Executing the system is just a matter of adding these facts in the knowledge base and letting the system run. In LISA adding a fact can be done using assert similarly to what the RHS of the rules are doing. To actually run the system, unsurprisingly, the function run can be called. To see what facts are in the knowledge base the function facts prints them out for us to see. To tie things together, we make sure that the knowledge base is reset before we execute anything using reset.

Below is the full example implementation that we put together:

(defpackage common-treasure
)

(in-package :lisa-user)

(reset)

(defclass area ()
((archeological-type :initarg :archeological-type :initform "" :accessor :archeological-type)
(size-disturbed :initarg :size-disturbed :initform 0.0 :accessor :size-disturbed)
))

(defclass permit-required ()
()
)

;; If the area is of high archeological value, then a permit is required no matter what the size of the area is to be disturbed.
(defrule high-value () (area (archeological-type "high-value")) => (assert ((make-instance 'permit-required))))

;; If the area is of high archeological expectation, that a permit is required when the size of the area that is to be disturbed is larger than 100m<sup>2</sup>.
(defrule high-expectation () (area (archeological-type "high-expectation") (> size-disturbed 100))  => (assert ((make-instance 'permit-required))))

;; If the area if of archeological expectation, that a permit is required when the size of the area that is to be disturbed is larger than 1000m<sup>2</sup>.
(defrule expectation () (area (archeological-type "expectation") (> size-disturbed 1000))  => (assert ((make-instance 'permit-required))))

;;Test fact 1
;; (assert ((make-instance 'area :archeological-type "high-value" :size-disturbed 2000)))

;;Test fact 2
(assert ((make-instance 'area :archeological-type "high-expectation" :size-disturbed 10)))

(facts)

(run)

(facts)


Note that here the fact 1 is commented out, to test the assert of fact 2, so that running the other scenario is just a matter of commenting and un-commenting the relevant lines.

For the first scenario, with fact 1, the output of our initial program is as follows:

[package common-treasure]#<INITIAL-FACT ; id 0 {1002669853}>
#<AREA ; id 1 {1002745373}>
For a total of 2 facts.
#<INITIAL-FACT ; id 0 {1002669853}>
#<AREA ; id 1 {1002745373}>
#<PERMIT-REQUIRED ; id 2 {100283A363}>
For a total of 3 facts.


Note that we print out our facts twice, once before the run and once after, but it shows that now the permit requirement was derived.

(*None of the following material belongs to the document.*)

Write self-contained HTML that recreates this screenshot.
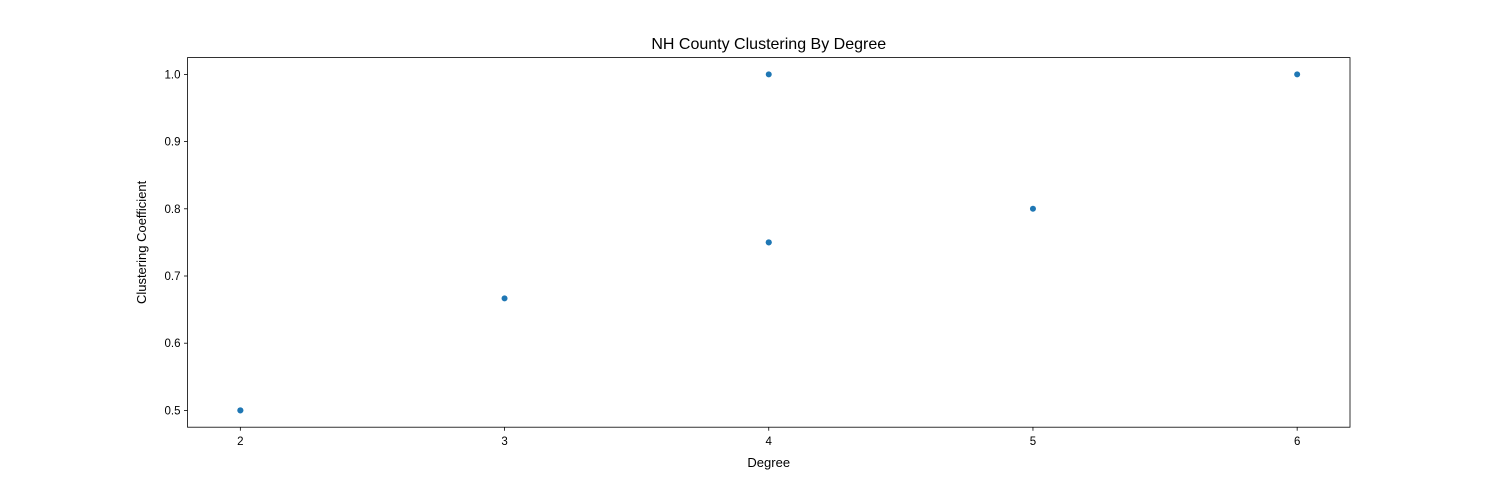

For the case of using fact 2 , we get the following output:

[package common-treasure].#<INITIAL-FACT ; id 0 {1004D40AB3}>
#<AREA ; id 1 {10020107C3}>
For a total of 2 facts.
#<INITIAL-FACT ; id 0 {1004D40AB3}>
#<AREA ; id 1 {10020107C3}>
For a total of 2 facts.


This shows that our fact base did not change due to our running the reasoning system.

So there we have it, a bit of a peek of what can be done with Common Lisp. I have to say the language and its various features are quite a bit daunting, as I feel I have only scratched the surface of what is possible, with both interacting with the language as well as with A.I. tools such as LISA. That said digging into the language and seeing how it can handle a small, but also relevant scenario, felt like a worthwhile journey, and that is an experience always worth treasuring.